Sunday, Aug. 2, 2004

Artist recreates 1862 New Ulm battlefield

By FRITZ BUSCH

Journal Staff Writer

NEW ULM -- The second Dakota assault on New Ulm in 1862 came alive for Brown County Historical Society Director Bob Burgess and Society member George Glotzbach Friday when they visited illustrator Mike Eischen at his rural Comfrey home.

Eischen is painting a 30x40 acrylic on canvas rendition of the New Ulm battlefield on Aug. 23, 1862, the day of the second Dakota attack. When complete, his painting will be placed in the Brown County Museum.

Rewind to that period.

According to a story written by Shirley Zimprich of the LeSueur Historical Society, the Dakota were starving after crops failed and promises and land trade agreements were broken by U.S. Government agents. Indian bands attacked area settlements and isolated farm families on Aug. 18, 1862.

Frightened settlers fled to New Ulm for what they thought was safety.

New Ulm was the largest settlement near the Dakota Reservation with nearly 900 people.

Some settlers fled to Mankato, where a makeshift militia was created to hold off expected attacks. Other frontier people were ambushed in Milford Township and raced to New Ulm.

The first attack on New Ulm took place on Aug. 19, 1862. By noon of that day, only 42 men were found well enough armed to defend the town. They were organized into companies and assigned places to guard.

According to Zimprich, the rest of the men were reserves, armed with pitchforks and other crude weapons.

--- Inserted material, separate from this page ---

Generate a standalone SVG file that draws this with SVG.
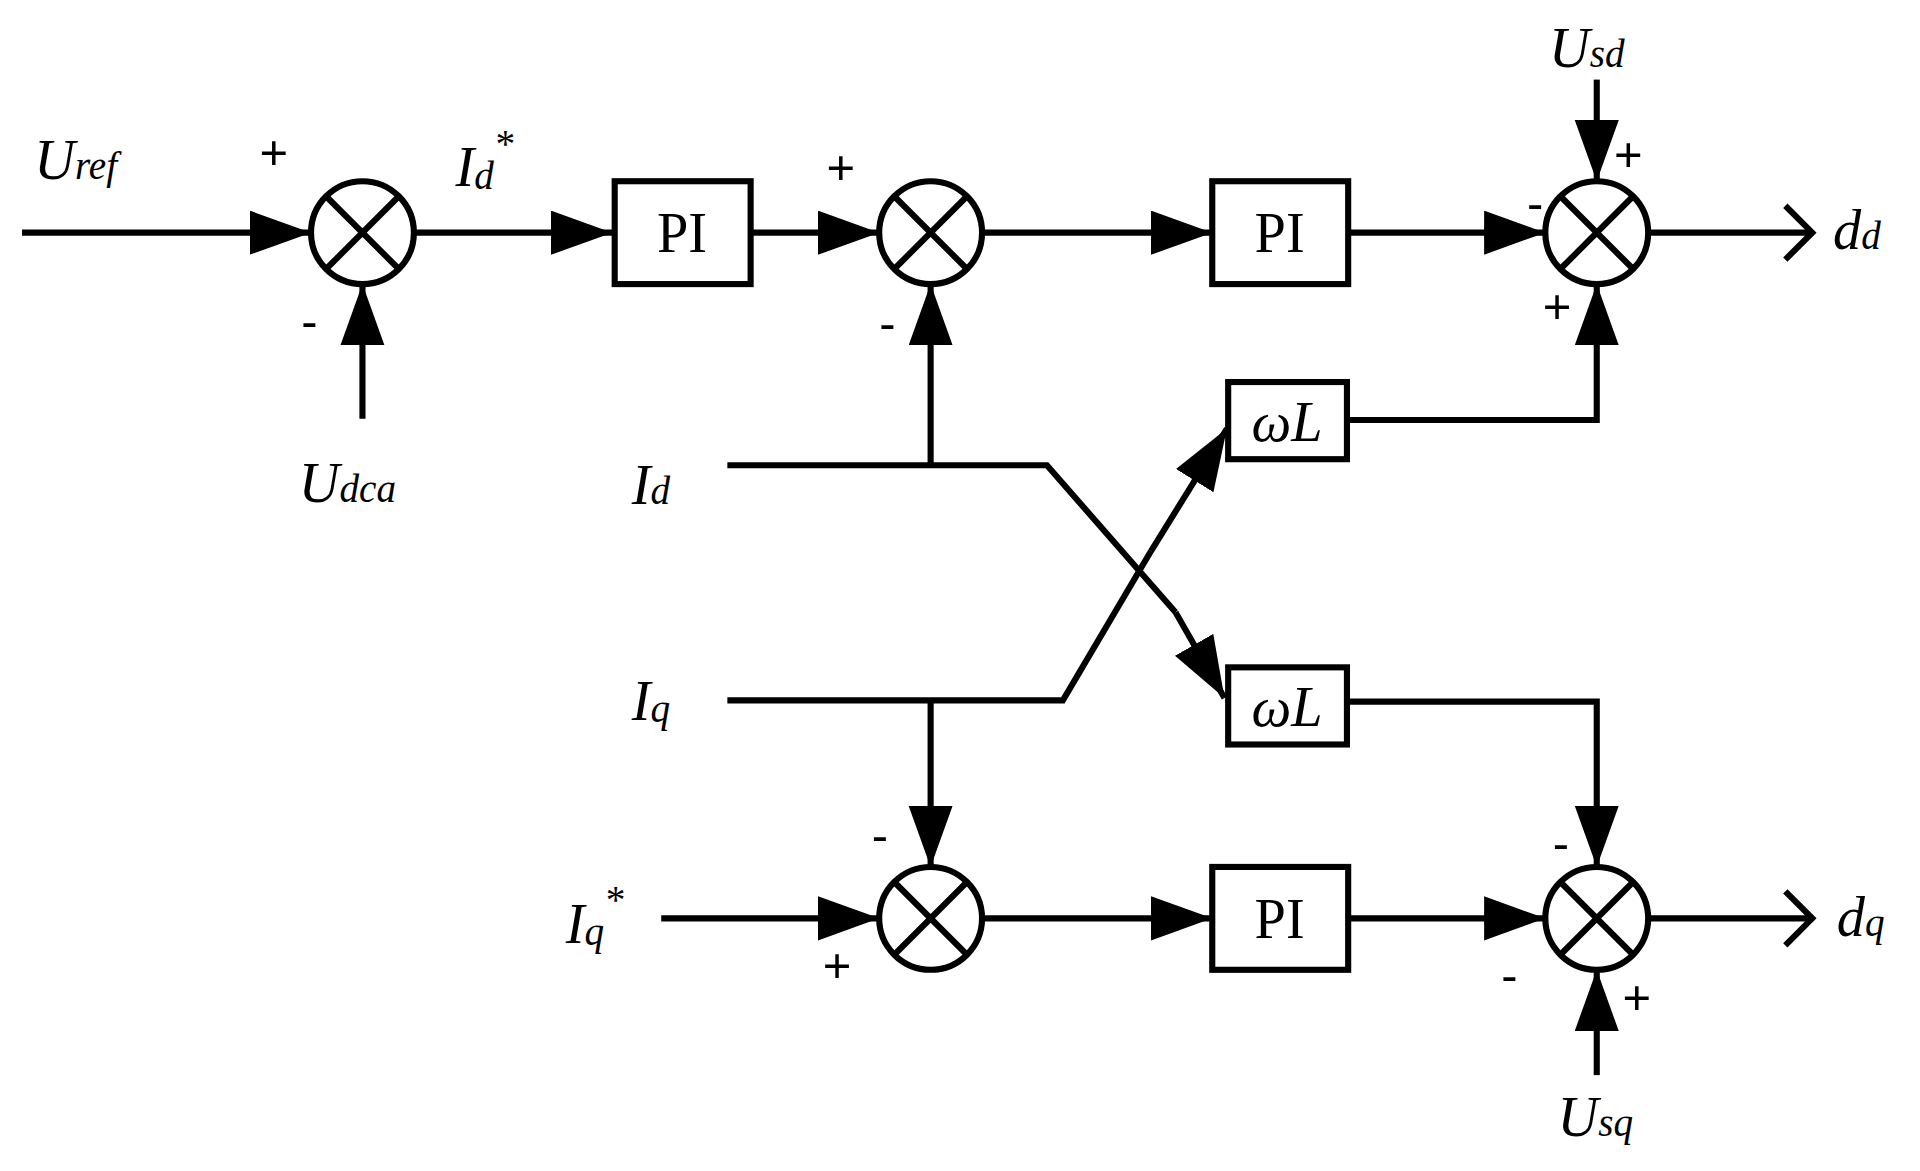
<svg xmlns="http://www.w3.org/2000/svg" width="1920" height="1171" viewBox="0 0 1920 1171">
<defs>
<marker id="ar" markerUnits="userSpaceOnUse" markerWidth="52" markerHeight="40" refX="50" refY="18" orient="auto"><path d="M0,0 L50,18 L0,36 z" fill="#000"/></marker>
<marker id="op" markerUnits="userSpaceOnUse" markerWidth="30" markerHeight="50" refX="24" refY="24" orient="auto"><path d="M2,2 L24,24 L2,46" fill="none" stroke="#000" stroke-width="5"/></marker>
<g id="sumshape"><circle r="42" fill="#fff" stroke="#000" stroke-width="5"/><path d="M-29.7,-29.7 L29.7,29.7 M29.7,-29.7 L-29.7,29.7" stroke="#000" stroke-width="5"/></g>
</defs>
<style>
.l{fill:none;stroke:#000;stroke-width:5}
.a{marker-end:url(#ar)}
.b{fill:#fff;stroke:#000;stroke-width:5}
.t{font-family:"Liberation Serif",serif;font-style:italic;font-size:46px}
.s{font-size:32px}
.p{font-family:"Liberation Serif",serif;font-size:46px}
.g{font-family:"Liberation Sans",sans-serif;font-size:40px}
</style>
<rect width="1920" height="1171" fill="#fff"/>
<g transform="scale(1.2245)">
<g id="connectors">
<path class="l a" d="M18,190 H254"/>
<path class="l a" d="M296,342 V232"/>
<path class="l a" d="M338,190 H500"/>
<path class="l a" d="M613,190 H718"/>
<path class="l a" d="M802,190 H990"/>
<path class="l a" d="M1101,190 H1262"/>
<path class="l a" d="M1304,65 V148"/>
<path class="l" d="M1346,190 H1480" marker-end="url(#op)"/>
<path class="l" d="M594,380 H855 L960,500"/>
<path class="l a" d="M960,500 L1000,570"/>
<path class="l a" d="M760,380 V232"/>
<path class="l" d="M594,572 H868 L940,450"/>
<path class="l a" d="M940,450 L1002,350"/>
<path class="l a" d="M1100,343 H1304 V232"/>
<path class="l a" d="M1100,573 H1304 V708"/>
<path class="l a" d="M760,572 V708"/>
<path class="l a" d="M540,750 H718"/>
<path class="l a" d="M802,750 H990"/>
<path class="l a" d="M1101,750 H1262"/>
<path class="l a" d="M1304,878 V792"/>
<path class="l" d="M1346,750 H1480" marker-end="url(#op)"/>
</g>
<g id="sum1"><use href="#sumshape" x="296" y="190"/></g>
<g id="sum2"><use href="#sumshape" x="760" y="190"/></g>
<g id="sum3"><use href="#sumshape" x="1304" y="190"/></g>
<g id="sum4"><use href="#sumshape" x="760" y="750"/></g>
<g id="sum5"><use href="#sumshape" x="1304" y="750"/></g>
<g id="pi1"><rect class="b" x="502" y="148" width="111" height="84"/><text class="p" x="557" y="206" text-anchor="middle">PI</text></g>
<g id="pi2"><rect class="b" x="990" y="148" width="111" height="84"/><text class="p" x="1045" y="206" text-anchor="middle">PI</text></g>
<g id="pi3"><rect class="b" x="990" y="708" width="111" height="84"/><text class="p" x="1045" y="766" text-anchor="middle">PI</text></g>
<g id="wl1"><rect class="b" x="1003" y="312" width="97" height="63"/><text class="t" x="1051" y="360" text-anchor="middle">ωL</text></g>
<g id="wl2"><rect class="b" x="1003" y="545" width="97" height="63"/><text class="t" x="1051" y="593" text-anchor="middle">ωL</text></g>
<g id="labels">
<text class="t" x="28" y="146">U<tspan class="s" dy="0">ref</tspan></text>
<text class="t" x="244" y="410">U<tspan class="s">dca</tspan></text>
<text class="t" x="372" y="152">I<tspan class="s" dy="2">d</tspan><tspan class="s" dy="-26">*</tspan></text>
<text class="t" x="516" y="412">I<tspan class="s">d</tspan></text>
<text class="t" x="516" y="588">I<tspan class="s" dy="2">q</tspan></text>
<text class="t" x="462" y="770">I<tspan class="s" dy="2">q</tspan><tspan class="s" dy="-26">*</tspan></text>
<text class="t" x="1265" y="55">U<tspan class="s">sd</tspan></text>
<text class="t" x="1272" y="928">U<tspan class="s">sq</tspan></text>
<text class="t" x="1497" y="203">d<tspan class="s">d</tspan></text>
<text class="t" x="1500" y="764">d<tspan class="s">q</tspan></text>
<text class="g" x="212" y="138">+</text>
<text class="g" x="246" y="276">-</text>
<text class="g" x="675" y="150">+</text>
<text class="g" x="718" y="278">-</text>
<text class="g" x="1318" y="140">+</text>
<text class="g" x="1247" y="180">-</text>
<text class="g" x="1260" y="264">+</text>
<text class="g" x="712" y="696">-</text>
<text class="g" x="672" y="802">+</text>
<text class="g" x="1268" y="702">-</text>
<text class="g" x="1226" y="810">-</text>
<text class="g" x="1325" y="828">+</text>
</g>
</g>
</svg>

They were the defense in case Indians broke through barricades set up around brick buildings that could be defended, on three blocks on Minnesota Street, from Center to Third North.

Women and children were huddled into the Dakotah House hotel, the Erd Building and other nearby brick buildings.

At about 3 p.m. that day, about 100 Indians on horseback dismounted on the bluff west of New Ulm and opened fire. A small number of citizens returned fire and helped drive the Sioux back.

Later in the afternoon, a thunderstorm helped discourage the Indians. A group of St. Peter businessmen arrived and helped push the Indians back.

New Ulm was evacuated. A 153-wagon convoy carried women, children and wounded men to Mankato. Relief companies from Mankato, St. Peter and Le Sueur were were sent to New Ulm.

Martial law was declared and New Ulm was fortified with more than 800 men.

At about 9:30 a.m. on Saturday morning, about 650 Indians with Chiefs Mankato, Wabasha and Big Eagle streamed out of the woods onto the prairie west of New Ulm and formed a long, curved line in the upper terrace of the Minnesota River bluff.

Zimprich quotes Charles E. Flandrau, who wrote about the attack in vivid detail.

"Their advance upon the sloping prairie in the bright sunlight was a very fine spectacle, and to such inexperienced soldiers as we all were, intensely exciting. When within about one mile and a half of us, the mass began to expand like a fan, and increase in velocity of its approach, and continued this movement until within about double rifle shot, when it had covered our entire front. Then the (Indians) uttered a terrific yell and came down upon us like the wind."

With the wind from the lower part of New Ulm, Indians massed near the river, set buildings on fire and advanced behind the smoke.

Flandrau rallied his men against about 60 Indians on ponies and on foot.

Aided by gunfire from the barricades, the New Ulm men won what Flandrau called the turning point of the battle.

Eischen's painting, which is about 95 percent complete, depicts an aerial view of New Ulm during the second battle.

Smoke can be seen from burning buildings on the edges of town and on horizon, coming from Milford and Fort Ridgely, far off on the horizon.

The Minnesota River, reflecting bright sunlight, winds through the upper right corner of the painting. Nearby, attacking Indians creep up hills towards the center of town.

Eischen talked about the defense of New Ulm.

"I hope people don't take it for granted. This was a very nasty, heavy duty battle. A fight for survival. If not for the barricades and heroic defense, New Ulm would have been lost."

Before getting out his acrylic paints, Eischen read books and viewed sketches, photos, maps and a Digital Elevation Model (DEM), a digital file of terrain elevations for ground positions at regularly-spaced intervals.

Other references include books about the uprising by Flandrau, Alexander Berghold, Dr. Don Heinrich Tolzmann, Carey, Anderson, Woolworth, , Hiebert, Sheriff Charles Loos' sketch of 1863, and Paul Klammer's early notes.

Eischen toured the battlefield site in New Ulm with BCHS archivist Darla Gebhard, Sue Ullery of the BCHS and local historian John LaBatte.

Funding for the Eischen's work came from the New Ulm Area Foundation and a book sale fund-raiser.